Vet finds fellow animal lovers in Fall City

FALL CITY - Last Friday, the staff of the Snoqualmie Valley Animal Hospital in Fall City took a moment to sing "Happy Birthday" to a special member of the staff - Boone the dog.

FALL CITY – Last Friday, the staff of the Snoqualmie Valley Animal Hospital in Fall City took a moment to sing “Happy Birthday” to a special member of the staff – Boone the dog.

“We didn’t want this to be like other medical offices,” said Dr. Teri Weronko, DVM, who opened the animal hospital with her husband, office manager Eric Greene. “We wanted it to be more familial.”

Boone is part of the family at the hospital, which has steadily increased its patient list since opening in 2000. The couple said people in the Valley take extra care of their pets, something that influenced them to stop in Fall City after traveling all over the nation.

“I’m quite happy here,” Greene said.

Weronko had wanted to be a veterinarian since she was a child. At an early age while growing up in New York City, she witnessed a dog getting hit by a car. After that experience she dreamed of helping animals and ended up attending the University of Tennessee to earn her degree in veterinary medicine.

Just before going to Tennessee, however, she spent time in Alaska and met Greene while they were both working at a salmon hatchery. A kindred animal lover, Greene accompanied Weronko back to Tennessee where he finished up his degree in zoology. The couple moved to Atlanta, where Weronko worked in an emergency veterinary clinic. After more moving around, the couple moved to Corvallis, Ore., so Greene could get his graduate degree in wildlife biology at Oregon State University. Later, the couple moved to Snohomish County and Weronko again worked in emergency veterinary medicine. The two had often thought of opening up their own clinic, but had doubts of ever getting out on their own.

“We had all but given up on the idea [of opening our own clinic],” Weronko said. “Then we drove through Fall City.”

Fall City had exactly what the couple was looking for, a small community that took care of its pets. A veterinarian named Bob Hogan was just closing up his practice in Fall City, so Weronko and Greene met with him to see if the community was a good place to start a new business. Hogan said the community was great (he was retiring because he needed the rest) and encouraged the couple to move. Weronko and Greene found an old farm house just west of town and turned it into a clinic, a renovation they thought would take a matter of weeks but became a matter of years. Although the first customers came through a door that was literally a hole in the wall, the clinic officially opened in the spring of 2000 and has been growing ever since.

“It has been great,” Weronko said. “We get people from all over the Valley.”

Animal medicine is taken seriously in the Valley, a part of life here that attracted Weronko and Greene.
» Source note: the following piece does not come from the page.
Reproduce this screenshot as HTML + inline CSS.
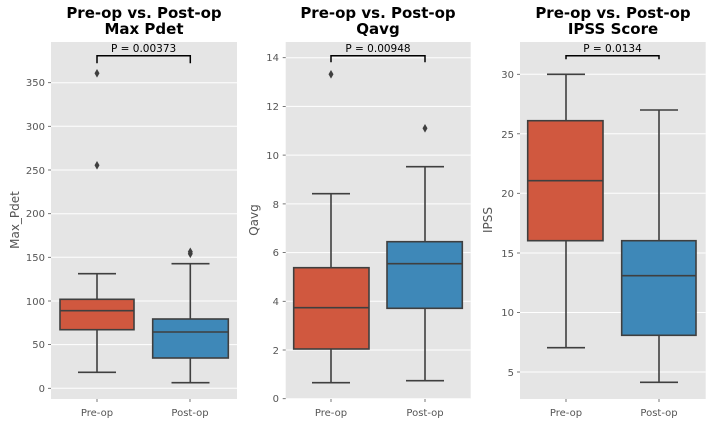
<!DOCTYPE html>
<html><head><meta charset="utf-8"><style>
html,body{margin:0;padding:0;background:#fff;}
svg{display:block;}
text{font-family:"DejaVu Sans","Liberation Sans",sans-serif;}
.t{font-weight:bold;font-size:15px;fill:#000;text-anchor:middle;}
.tk{font-size:10px;fill:#555;}
.yl{font-size:12px;fill:#555;text-anchor:middle;}
.p{font-size:10.5px;fill:#000;text-anchor:middle;}
.g{stroke:#fff;stroke-width:1;}
.l{stroke:#3f3f3f;stroke-width:1.6;fill:none;}
.r{fill:#d0583f;stroke:#3f3f3f;stroke-width:1.6;}
.b{fill:#3e88b8;stroke:#3f3f3f;stroke-width:1.6;}
.br{stroke:#000;stroke-width:1.5;fill:none;}
</style></head><body>
<svg width="712" height="424" viewBox="0 0 712 424">
<!-- Panel 1 -->
<rect x="51" y="42" width="186" height="357" fill="#e5e5e5"/>
<g class="g">
<line x1="51" x2="237" y1="388.3" y2="388.3"/><line x1="51" x2="237" y1="344.6" y2="344.6"/>
<line x1="51" x2="237" y1="301" y2="301"/><line x1="51" x2="237" y1="257.3" y2="257.3"/>
<line x1="51" x2="237" y1="213.7" y2="213.7"/><line x1="51" x2="237" y1="170" y2="170"/>
<line x1="51" x2="237" y1="126.3" y2="126.3"/><line x1="51" x2="237" y1="82.7" y2="82.7"/>
</g>
<g class="tk" text-anchor="end">
<text x="45" y="392">0</text><text x="45" y="348">50</text><text x="45" y="305">100</text>
<text x="45" y="261">150</text><text x="45" y="217">200</text><text x="45" y="174">250</text>
<text x="45" y="130">300</text><text x="45" y="86">350</text>
</g>
<g stroke="#555" stroke-width="0.8">
<line x1="48" x2="51" y1="388.3" y2="388.3"/><line x1="48" x2="51" y1="344.6" y2="344.6"/><line x1="48" x2="51" y1="301" y2="301"/><line x1="48" x2="51" y1="257.3" y2="257.3"/><line x1="48" x2="51" y1="213.7" y2="213.7"/><line x1="48" x2="51" y1="170" y2="170"/><line x1="48" x2="51" y1="126.3" y2="126.3"/><line x1="48" x2="51" y1="82.7" y2="82.7"/>
<line x1="97" x2="97" y1="399" y2="402"/><line x1="190" x2="190" y1="399" y2="402"/>
</g>
<g class="l">
<line x1="97" x2="97" y1="273.7" y2="299.3"/><line x1="97" x2="97" y1="329.7" y2="372.3"/>
<line x1="78" x2="116" y1="273.7" y2="273.7"/><line x1="78" x2="116" y1="372.3" y2="372.3"/>
<line x1="190.3" x2="190.3" y1="263.7" y2="319"/><line x1="190.3" x2="190.3" y1="358" y2="382.7"/>
<line x1="171.5" x2="209.5" y1="263.7" y2="263.7"/><line x1="171.5" x2="209.5" y1="382.7" y2="382.7"/>
</g>
<rect class="r" x="60" y="299.3" width="74" height="30.4"/>
<line class="l" x1="60" x2="134" y1="310.7" y2="310.7"/>
<rect class="b" x="152.7" y="319" width="75.6" height="39"/>
<line class="l" x1="152.7" x2="228.3" y1="332" y2="332"/>
<g fill="#3f3f3f">
<polygon points="97,69 99.5,73.3 97,77.6 94.5,73.3"/><polygon points="97,161 99.5,165.3 97,169.6 94.5,165.3"/>
<polygon points="190.3,249.5 192.8,253.8 190.3,258.1 187.8,253.8"/><polygon points="190.3,247.5 192.8,251.8 190.3,256.1 187.8,251.8"/>
</g>
<polyline class="br" points="97,63.3 97,55.7 190.3,55.7 190.3,63.3"/>
<text class="p" x="143.6" y="52">P = 0.00373</text>
<text class="t" x="144" y="18">Pre-op vs. Post-op</text>
<text class="t" x="144" y="34">Max Pdet</text>
<text class="yl" transform="translate(19,220) rotate(-90)">Max_Pdet</text>
<text class="tk" x="97" y="416" text-anchor="middle">Pre-op</text>
<text class="tk" x="190" y="416" text-anchor="middle">Post-op</text>

<!-- Panel 2 -->
<rect x="285.7" y="42" width="185" height="357" fill="#e5e5e5"/>
<g class="g">
<line x1="285.7" x2="470.7" y1="398.7" y2="398.7"/><line x1="285.7" x2="470.7" y1="350" y2="350"/>
<line x1="285.7" x2="470.7" y1="301.3" y2="301.3"/><line x1="285.7" x2="470.7" y1="252.6" y2="252.6"/>
<line x1="285.7" x2="470.7" y1="203.9" y2="203.9"/><line x1="285.7" x2="470.7" y1="155.1" y2="155.1"/>
<line x1="285.7" x2="470.7" y1="106.4" y2="106.4"/><line x1="285.7" x2="470.7" y1="57.7" y2="57.7"/>
</g>
<g class="tk" text-anchor="end">
<text x="279" y="402">0</text><text x="279" y="354">2</text><text x="279" y="305">4</text>
<text x="279" y="256">6</text><text x="279" y="208">8</text><text x="279" y="159">10</text>
<text x="279" y="110">12</text><text x="279" y="61">14</text>
</g>
<g stroke="#555" stroke-width="0.8">
<line x1="282.7" x2="285.7" y1="398.7" y2="398.7"/><line x1="282.7" x2="285.7" y1="350" y2="350"/><line x1="282.7" x2="285.7" y1="301.3" y2="301.3"/><line x1="282.7" x2="285.7" y1="252.6" y2="252.6"/><line x1="282.7" x2="285.7" y1="203.9" y2="203.9"/><line x1="282.7" x2="285.7" y1="155.1" y2="155.1"/><line x1="282.7" x2="285.7" y1="106.4" y2="106.4"/><line x1="282.7" x2="285.7" y1="57.7" y2="57.7"/>
<line x1="331" x2="331" y1="399" y2="402"/><line x1="425" x2="425" y1="399" y2="402"/>
</g>
<g class="l">
<line x1="331" x2="331" y1="193.7" y2="267.7"/><line x1="331" x2="331" y1="349" y2="382.7"/>
<line x1="312" x2="350" y1="193.7" y2="193.7"/><line x1="312" x2="350" y1="382.7" y2="382.7"/>
<line x1="425" x2="425" y1="166.7" y2="241.7"/><line x1="425" x2="425" y1="308.3" y2="380.7"/>
<line x1="406" x2="444" y1="166.7" y2="166.7"/><line x1="406" x2="444" y1="380.7" y2="380.7"/>
</g>
<rect class="r" x="293.7" y="267.7" width="75.3" height="81.3"/>
<line class="l" x1="293.7" x2="369" y1="307.7" y2="307.7"/>
<rect class="b" x="387" y="241.7" width="75.3" height="66.6"/>
<line class="l" x1="387" x2="462.3" y1="263.7" y2="263.7"/>
<g fill="#3f3f3f">
<polygon points="331,70 333.5,74.3 331,78.6 328.5,74.3"/><polygon points="425,124 427.5,128.3 425,132.6 422.5,128.3"/>
</g>
<polyline class="br" points="331,62.3 331,55.7 425,55.7 425,62.3"/>
<text class="p" x="378" y="52">P = 0.00948</text>
<text class="t" x="378" y="18">Pre-op vs. Post-op</text>
<text class="t" x="378" y="34">Qavg</text>
<text class="yl" transform="translate(258,220) rotate(-90)">Qavg</text>
<text class="tk" x="331" y="416" text-anchor="middle">Pre-op</text>
<text class="tk" x="425" y="416" text-anchor="middle">Post-op</text>

<!-- Panel 3 -->
<rect x="520" y="42" width="185.7" height="357" fill="#e5e5e5"/>
<g class="g">
<line x1="520" x2="705.7" y1="372" y2="372"/><line x1="520" x2="705.7" y1="312.5" y2="312.5"/>
<line x1="520" x2="705.7" y1="253" y2="253"/><line x1="520" x2="705.7" y1="193.3" y2="193.3"/>
<line x1="520" x2="705.7" y1="133.8" y2="133.8"/><line x1="520" x2="705.7" y1="74.3" y2="74.3"/>
</g>
<g class="tk" text-anchor="end">
<text x="514" y="376">5</text><text x="514" y="316">10</text><text x="514" y="257">15</text>
<text x="514" y="197">20</text><text x="514" y="138">25</text><text x="514" y="78">30</text>
</g>
<g stroke="#555" stroke-width="0.8">
<line x1="517" x2="520" y1="372" y2="372"/><line x1="517" x2="520" y1="312.5" y2="312.5"/><line x1="517" x2="520" y1="253" y2="253"/><line x1="517" x2="520" y1="193.3" y2="193.3"/><line x1="517" x2="520" y1="133.8" y2="133.8"/><line x1="517" x2="520" y1="74.3" y2="74.3"/>
<line x1="566" x2="566" y1="399" y2="402"/><line x1="659" x2="659" y1="399" y2="402"/>
</g>
<g class="l">
<line x1="566" x2="566" y1="74.3" y2="120.7"/><line x1="566" x2="566" y1="240.7" y2="347.7"/>
<line x1="547" x2="585" y1="74.3" y2="74.3"/><line x1="547" x2="585" y1="347.7" y2="347.7"/>
<line x1="659" x2="659" y1="110" y2="240.7"/><line x1="659" x2="659" y1="335.3" y2="382.3"/>
<line x1="640" x2="678" y1="110" y2="110"/><line x1="640" x2="678" y1="382.3" y2="382.3"/>
</g>
<rect class="r" x="527.7" y="120.7" width="75.3" height="120"/>
<line class="l" x1="527.7" x2="603" y1="180.7" y2="180.7"/>
<rect class="b" x="621.7" y="240.7" width="74.3" height="94.6"/>
<line class="l" x1="621.7" x2="696" y1="275.7" y2="275.7"/>
<polyline class="br" points="566,59.3 566,55.7 659,55.7 659,59.3"/>
<text class="p" x="612.5" y="52">P = 0.0134</text>
<text class="t" x="613" y="18">Pre-op vs. Post-op</text>
<text class="t" x="613" y="34">IPSS Score</text>
<text class="yl" transform="translate(492,220) rotate(-90)">IPSS</text>
<text class="tk" x="566" y="416" text-anchor="middle">Pre-op</text>
<text class="tk" x="659" y="416" text-anchor="middle">Post-op</text>
</svg>
</body></html>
After seeing a man in Tennessee take his dog home in the trunk of his car, Greene said it was refreshing to come to a community where pets are a part of the family. Pets are getting more and more care and people are willing to do more to keep them healthy. In some areas, the couple said, pet owners will put an animal to sleep before spending much money on it. Here, pets get similar procedures to human care. February is “Dental Health Month” at the hospital and the operating tables have been full of dogs and cats getting dental work done.

A fact of pet life, however, can be their untimely death. The hospital deals with a lot of animal injuries that Weronko and Greene said could be avoided with some simple training or equipment. Invisible fences, long thought of as just for dogs, can keep cats close to home, as well. A microchip that can identify a pet can be inserted under the pet’s skin for around $40.
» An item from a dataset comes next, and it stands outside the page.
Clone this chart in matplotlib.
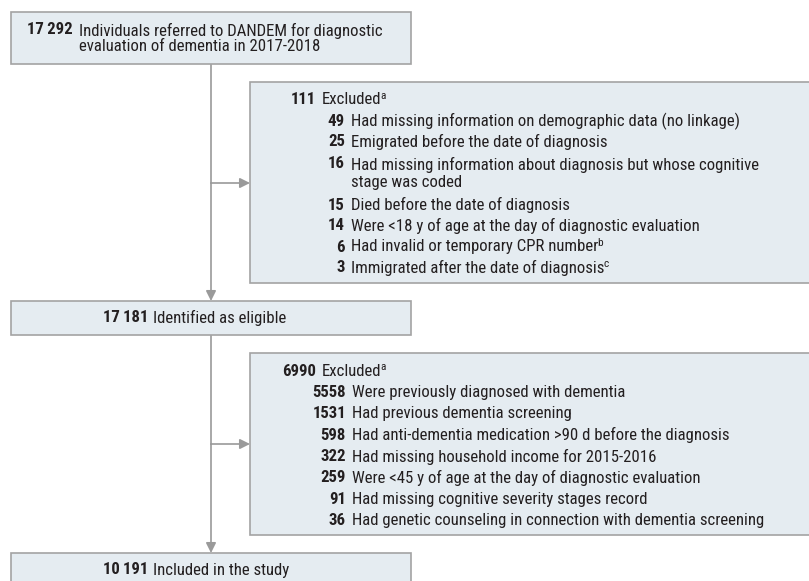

Dogs and cats are the most common kinds of patients at the hospital, but the hospital will treat others, such as goats. Weronko also volunteers at the Cougar Mountain Zoo in Issaquah, where she has helped treat everything from a cougar to a reindeer.

Weronko would like to get another doctor to help out eventually, but there is no rush to expand the business. The two want to get more involved in the community they have come to love. For two pet lovers, being surrounded by other pet lovers is the good life.

“Our life is pretty sweet,” Weronko said.